:: YOUR GOAL ::
Below are the records. Gather each line that holds "this".

:: DATA SUPPLIED ::
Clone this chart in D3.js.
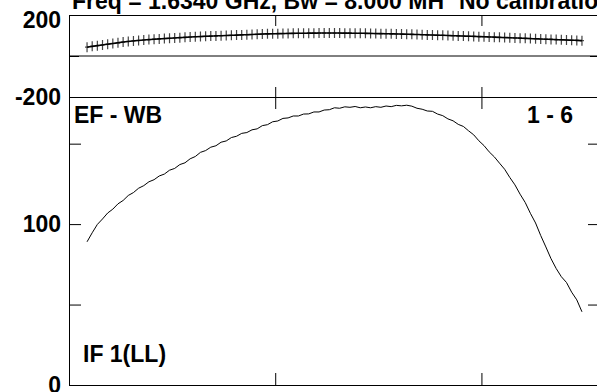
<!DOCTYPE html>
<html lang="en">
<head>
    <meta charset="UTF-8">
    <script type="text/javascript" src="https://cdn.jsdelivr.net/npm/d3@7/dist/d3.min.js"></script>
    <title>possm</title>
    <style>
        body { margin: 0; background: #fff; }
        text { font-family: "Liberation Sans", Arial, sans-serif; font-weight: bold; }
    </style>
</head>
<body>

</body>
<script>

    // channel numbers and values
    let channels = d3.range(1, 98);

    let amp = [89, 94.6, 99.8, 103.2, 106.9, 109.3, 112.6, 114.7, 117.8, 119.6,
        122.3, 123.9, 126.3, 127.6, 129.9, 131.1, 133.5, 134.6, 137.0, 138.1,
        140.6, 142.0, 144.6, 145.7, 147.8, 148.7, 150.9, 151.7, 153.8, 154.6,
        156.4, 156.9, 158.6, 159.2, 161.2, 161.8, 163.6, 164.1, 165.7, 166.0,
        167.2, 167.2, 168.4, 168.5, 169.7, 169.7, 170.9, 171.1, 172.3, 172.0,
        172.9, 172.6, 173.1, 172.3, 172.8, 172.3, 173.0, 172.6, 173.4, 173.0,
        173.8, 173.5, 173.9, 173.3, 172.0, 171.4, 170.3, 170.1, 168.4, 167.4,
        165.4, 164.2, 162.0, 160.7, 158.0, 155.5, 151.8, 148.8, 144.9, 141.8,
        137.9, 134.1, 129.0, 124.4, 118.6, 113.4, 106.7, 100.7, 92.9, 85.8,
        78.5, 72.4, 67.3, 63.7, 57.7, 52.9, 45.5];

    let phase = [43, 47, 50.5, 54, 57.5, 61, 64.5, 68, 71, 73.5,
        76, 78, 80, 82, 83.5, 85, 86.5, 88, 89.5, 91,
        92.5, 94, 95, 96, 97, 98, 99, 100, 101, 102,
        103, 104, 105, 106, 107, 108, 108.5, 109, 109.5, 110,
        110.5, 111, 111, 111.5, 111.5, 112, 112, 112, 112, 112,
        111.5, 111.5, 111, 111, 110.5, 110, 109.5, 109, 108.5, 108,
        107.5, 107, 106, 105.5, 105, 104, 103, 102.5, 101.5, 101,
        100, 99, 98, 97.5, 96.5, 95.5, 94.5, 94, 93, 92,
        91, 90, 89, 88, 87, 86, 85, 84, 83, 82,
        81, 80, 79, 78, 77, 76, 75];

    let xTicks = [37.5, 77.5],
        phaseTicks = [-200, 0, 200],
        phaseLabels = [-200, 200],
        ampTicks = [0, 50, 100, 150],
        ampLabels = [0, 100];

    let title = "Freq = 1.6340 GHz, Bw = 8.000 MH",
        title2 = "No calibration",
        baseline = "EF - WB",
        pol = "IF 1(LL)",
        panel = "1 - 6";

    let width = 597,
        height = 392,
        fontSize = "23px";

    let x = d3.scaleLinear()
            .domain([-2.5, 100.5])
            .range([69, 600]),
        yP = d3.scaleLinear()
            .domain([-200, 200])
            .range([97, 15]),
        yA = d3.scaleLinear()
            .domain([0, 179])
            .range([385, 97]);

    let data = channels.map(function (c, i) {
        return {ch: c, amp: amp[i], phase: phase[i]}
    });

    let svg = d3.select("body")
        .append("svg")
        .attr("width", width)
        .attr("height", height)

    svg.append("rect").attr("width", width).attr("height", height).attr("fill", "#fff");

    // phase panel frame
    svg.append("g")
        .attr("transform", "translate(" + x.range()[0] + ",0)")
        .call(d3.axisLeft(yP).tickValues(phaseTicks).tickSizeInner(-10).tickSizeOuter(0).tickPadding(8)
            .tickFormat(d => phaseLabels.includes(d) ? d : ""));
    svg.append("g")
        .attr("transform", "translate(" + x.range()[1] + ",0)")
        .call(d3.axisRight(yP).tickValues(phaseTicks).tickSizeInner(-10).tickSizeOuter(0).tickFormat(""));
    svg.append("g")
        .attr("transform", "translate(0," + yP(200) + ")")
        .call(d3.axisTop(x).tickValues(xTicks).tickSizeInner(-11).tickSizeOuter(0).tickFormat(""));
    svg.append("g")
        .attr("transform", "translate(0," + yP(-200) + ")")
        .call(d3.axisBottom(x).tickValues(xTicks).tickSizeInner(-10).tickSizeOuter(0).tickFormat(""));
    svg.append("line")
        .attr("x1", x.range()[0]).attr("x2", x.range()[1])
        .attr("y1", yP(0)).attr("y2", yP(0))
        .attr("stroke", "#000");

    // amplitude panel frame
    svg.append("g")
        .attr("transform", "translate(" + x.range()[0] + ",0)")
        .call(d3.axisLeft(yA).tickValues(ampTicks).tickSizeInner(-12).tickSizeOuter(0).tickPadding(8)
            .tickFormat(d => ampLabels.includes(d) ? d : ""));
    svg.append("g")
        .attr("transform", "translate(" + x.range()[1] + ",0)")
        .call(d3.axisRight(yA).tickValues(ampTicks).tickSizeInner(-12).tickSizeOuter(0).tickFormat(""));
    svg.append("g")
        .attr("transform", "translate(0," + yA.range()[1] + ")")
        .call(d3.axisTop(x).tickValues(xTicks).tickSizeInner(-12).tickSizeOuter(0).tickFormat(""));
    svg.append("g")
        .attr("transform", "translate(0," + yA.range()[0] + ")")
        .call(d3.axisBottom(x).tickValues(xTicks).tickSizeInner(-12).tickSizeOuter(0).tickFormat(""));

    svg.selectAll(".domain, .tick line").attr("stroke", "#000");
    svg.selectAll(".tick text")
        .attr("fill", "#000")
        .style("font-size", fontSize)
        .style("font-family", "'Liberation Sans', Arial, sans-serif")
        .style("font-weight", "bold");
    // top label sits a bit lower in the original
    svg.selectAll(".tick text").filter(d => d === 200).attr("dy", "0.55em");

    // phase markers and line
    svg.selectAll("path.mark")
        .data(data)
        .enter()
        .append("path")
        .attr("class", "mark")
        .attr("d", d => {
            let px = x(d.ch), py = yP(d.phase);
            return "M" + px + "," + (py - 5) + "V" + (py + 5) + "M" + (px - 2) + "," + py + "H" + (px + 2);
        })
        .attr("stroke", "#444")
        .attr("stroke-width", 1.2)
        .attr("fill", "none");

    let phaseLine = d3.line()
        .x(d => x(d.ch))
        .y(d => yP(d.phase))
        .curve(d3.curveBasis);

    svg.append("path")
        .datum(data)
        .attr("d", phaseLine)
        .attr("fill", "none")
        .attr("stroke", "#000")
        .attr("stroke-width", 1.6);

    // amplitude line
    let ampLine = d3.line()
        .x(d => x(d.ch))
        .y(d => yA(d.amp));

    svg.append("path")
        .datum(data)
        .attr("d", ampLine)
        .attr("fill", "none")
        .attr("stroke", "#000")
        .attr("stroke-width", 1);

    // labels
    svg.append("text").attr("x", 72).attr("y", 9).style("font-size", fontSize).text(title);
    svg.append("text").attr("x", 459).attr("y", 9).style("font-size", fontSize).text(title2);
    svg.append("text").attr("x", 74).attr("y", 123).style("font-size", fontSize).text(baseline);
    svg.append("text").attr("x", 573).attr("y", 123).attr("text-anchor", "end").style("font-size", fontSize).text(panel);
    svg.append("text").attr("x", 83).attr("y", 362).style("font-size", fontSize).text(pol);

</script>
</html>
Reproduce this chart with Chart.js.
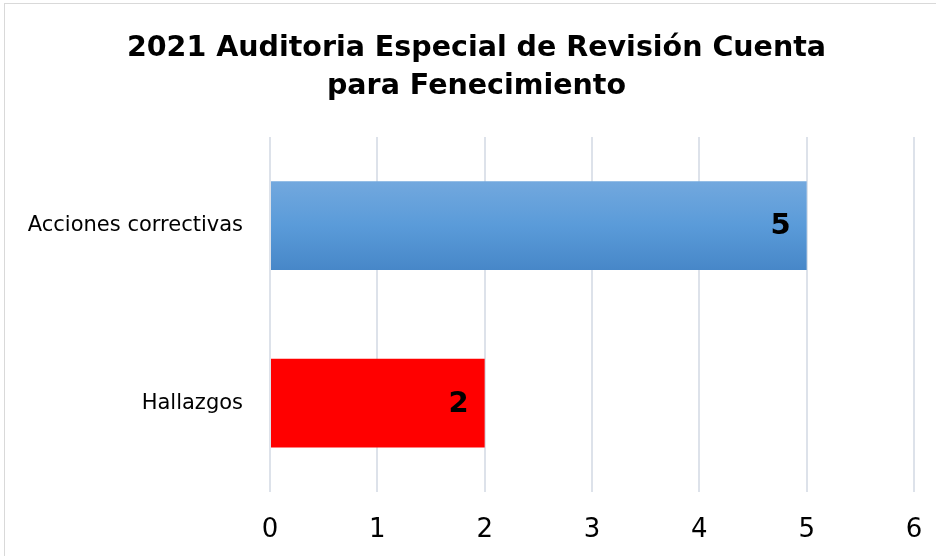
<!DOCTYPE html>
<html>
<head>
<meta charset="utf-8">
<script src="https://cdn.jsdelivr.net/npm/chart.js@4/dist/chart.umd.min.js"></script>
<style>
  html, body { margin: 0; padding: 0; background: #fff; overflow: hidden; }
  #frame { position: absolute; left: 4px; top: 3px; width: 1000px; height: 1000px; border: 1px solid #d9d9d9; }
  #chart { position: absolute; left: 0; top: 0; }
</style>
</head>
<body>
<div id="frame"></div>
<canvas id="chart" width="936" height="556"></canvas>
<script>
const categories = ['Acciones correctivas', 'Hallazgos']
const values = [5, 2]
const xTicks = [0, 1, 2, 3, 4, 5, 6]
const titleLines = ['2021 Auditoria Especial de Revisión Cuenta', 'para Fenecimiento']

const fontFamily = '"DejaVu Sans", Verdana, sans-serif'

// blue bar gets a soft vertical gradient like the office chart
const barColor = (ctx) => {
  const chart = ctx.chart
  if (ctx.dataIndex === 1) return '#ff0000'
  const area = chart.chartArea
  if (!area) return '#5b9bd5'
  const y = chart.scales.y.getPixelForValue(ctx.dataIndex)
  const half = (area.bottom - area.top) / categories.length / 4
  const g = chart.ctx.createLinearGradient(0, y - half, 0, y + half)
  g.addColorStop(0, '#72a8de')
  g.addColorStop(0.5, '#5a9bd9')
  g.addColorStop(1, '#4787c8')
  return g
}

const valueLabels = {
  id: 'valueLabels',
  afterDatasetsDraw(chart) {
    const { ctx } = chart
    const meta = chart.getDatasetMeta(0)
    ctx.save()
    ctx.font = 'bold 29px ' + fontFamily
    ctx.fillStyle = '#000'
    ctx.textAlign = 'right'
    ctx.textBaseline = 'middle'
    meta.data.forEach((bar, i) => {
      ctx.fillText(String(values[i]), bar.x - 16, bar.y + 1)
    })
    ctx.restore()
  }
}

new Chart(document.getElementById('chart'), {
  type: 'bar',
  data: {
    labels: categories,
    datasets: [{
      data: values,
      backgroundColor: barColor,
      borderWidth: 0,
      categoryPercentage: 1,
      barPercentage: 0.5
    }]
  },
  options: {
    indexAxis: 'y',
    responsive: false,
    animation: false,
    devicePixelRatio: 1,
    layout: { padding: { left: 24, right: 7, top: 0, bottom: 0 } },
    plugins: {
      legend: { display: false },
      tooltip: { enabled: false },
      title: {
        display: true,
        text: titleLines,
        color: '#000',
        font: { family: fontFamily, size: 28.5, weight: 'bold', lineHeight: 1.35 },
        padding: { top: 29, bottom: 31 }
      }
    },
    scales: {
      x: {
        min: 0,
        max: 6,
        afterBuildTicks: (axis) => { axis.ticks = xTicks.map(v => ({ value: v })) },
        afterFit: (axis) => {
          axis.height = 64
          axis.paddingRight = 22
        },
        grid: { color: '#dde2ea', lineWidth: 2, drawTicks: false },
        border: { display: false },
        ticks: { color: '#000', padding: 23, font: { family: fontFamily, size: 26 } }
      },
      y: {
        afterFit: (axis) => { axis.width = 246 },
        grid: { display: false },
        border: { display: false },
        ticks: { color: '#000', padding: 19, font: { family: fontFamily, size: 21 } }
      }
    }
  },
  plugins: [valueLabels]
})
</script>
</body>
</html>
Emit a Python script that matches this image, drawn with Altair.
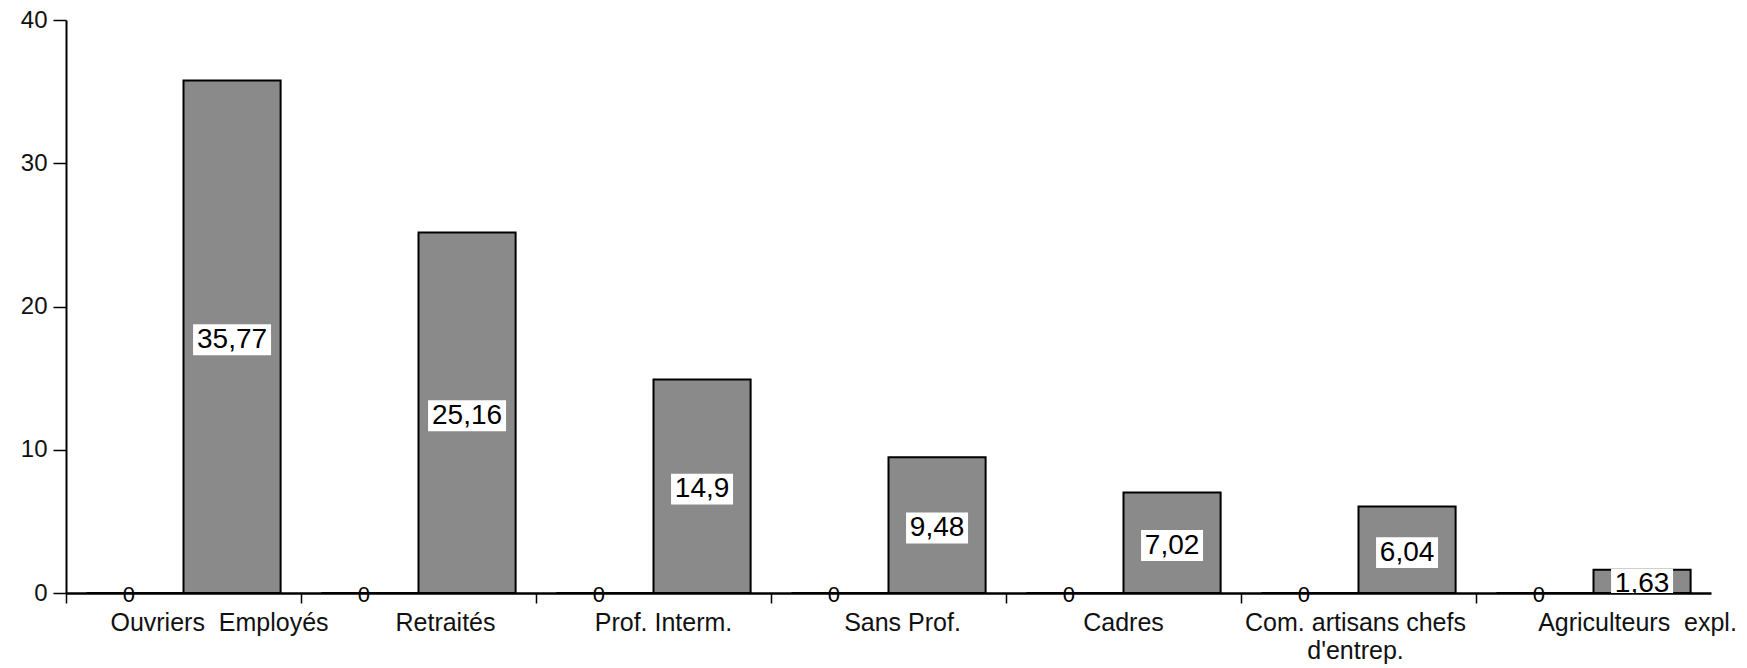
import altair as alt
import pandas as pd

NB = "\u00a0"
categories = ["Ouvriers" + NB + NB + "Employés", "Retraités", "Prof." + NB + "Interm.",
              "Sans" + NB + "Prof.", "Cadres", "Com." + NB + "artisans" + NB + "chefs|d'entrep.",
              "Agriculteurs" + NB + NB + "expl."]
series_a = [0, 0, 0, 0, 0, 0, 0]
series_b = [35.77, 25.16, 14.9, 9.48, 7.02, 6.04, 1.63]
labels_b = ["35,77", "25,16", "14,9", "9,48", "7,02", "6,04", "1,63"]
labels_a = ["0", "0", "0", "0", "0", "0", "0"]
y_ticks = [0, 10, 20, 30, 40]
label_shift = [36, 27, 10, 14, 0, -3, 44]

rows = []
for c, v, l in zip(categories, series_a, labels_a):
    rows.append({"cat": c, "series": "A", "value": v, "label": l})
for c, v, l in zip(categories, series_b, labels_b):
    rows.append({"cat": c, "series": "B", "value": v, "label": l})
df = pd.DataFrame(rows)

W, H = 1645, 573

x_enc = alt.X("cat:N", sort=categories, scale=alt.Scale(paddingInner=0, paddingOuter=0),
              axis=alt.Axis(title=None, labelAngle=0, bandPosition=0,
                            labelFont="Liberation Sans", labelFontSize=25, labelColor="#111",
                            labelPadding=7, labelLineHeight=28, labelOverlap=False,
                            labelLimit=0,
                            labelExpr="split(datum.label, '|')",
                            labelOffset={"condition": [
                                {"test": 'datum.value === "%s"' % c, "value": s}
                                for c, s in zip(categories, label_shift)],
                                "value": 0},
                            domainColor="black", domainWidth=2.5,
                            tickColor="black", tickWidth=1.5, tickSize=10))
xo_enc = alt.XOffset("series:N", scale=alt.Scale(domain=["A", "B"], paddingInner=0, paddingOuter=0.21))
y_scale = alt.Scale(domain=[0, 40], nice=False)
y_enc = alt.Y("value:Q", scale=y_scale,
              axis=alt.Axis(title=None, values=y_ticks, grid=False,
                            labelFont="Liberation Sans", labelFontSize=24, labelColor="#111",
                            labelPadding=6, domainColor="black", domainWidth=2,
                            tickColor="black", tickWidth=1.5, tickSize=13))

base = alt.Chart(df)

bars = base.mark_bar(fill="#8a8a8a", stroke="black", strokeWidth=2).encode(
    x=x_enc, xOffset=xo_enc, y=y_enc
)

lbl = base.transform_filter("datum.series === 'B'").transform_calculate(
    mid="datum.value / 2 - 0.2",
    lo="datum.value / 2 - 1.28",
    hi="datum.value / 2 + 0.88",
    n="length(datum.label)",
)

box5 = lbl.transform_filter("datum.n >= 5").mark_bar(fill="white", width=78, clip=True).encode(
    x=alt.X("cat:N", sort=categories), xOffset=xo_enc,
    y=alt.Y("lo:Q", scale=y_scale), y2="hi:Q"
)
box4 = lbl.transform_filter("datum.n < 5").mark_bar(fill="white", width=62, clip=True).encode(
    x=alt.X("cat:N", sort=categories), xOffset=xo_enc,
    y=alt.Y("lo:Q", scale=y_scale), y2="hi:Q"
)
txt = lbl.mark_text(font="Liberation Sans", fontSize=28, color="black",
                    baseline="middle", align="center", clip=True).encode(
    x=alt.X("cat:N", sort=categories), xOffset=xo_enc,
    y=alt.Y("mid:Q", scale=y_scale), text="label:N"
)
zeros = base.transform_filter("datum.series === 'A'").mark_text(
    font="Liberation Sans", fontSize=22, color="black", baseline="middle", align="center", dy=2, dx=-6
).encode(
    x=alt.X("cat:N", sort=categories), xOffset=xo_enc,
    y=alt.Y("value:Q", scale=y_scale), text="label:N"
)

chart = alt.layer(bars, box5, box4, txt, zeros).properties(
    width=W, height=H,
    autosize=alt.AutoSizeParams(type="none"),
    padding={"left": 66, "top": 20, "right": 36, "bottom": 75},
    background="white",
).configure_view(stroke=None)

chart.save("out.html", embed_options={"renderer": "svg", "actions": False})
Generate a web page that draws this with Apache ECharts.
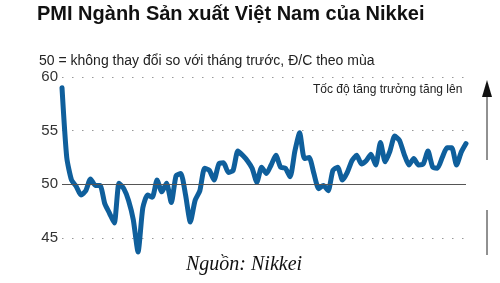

:: CORRECT ANSWER ::
Clone this chart in D3.js.
Reproduce this chart with Chart.js.
Emit a Python script that matches this image, drawn with Altair.
Generate a web page that draws this with Apache ECharts.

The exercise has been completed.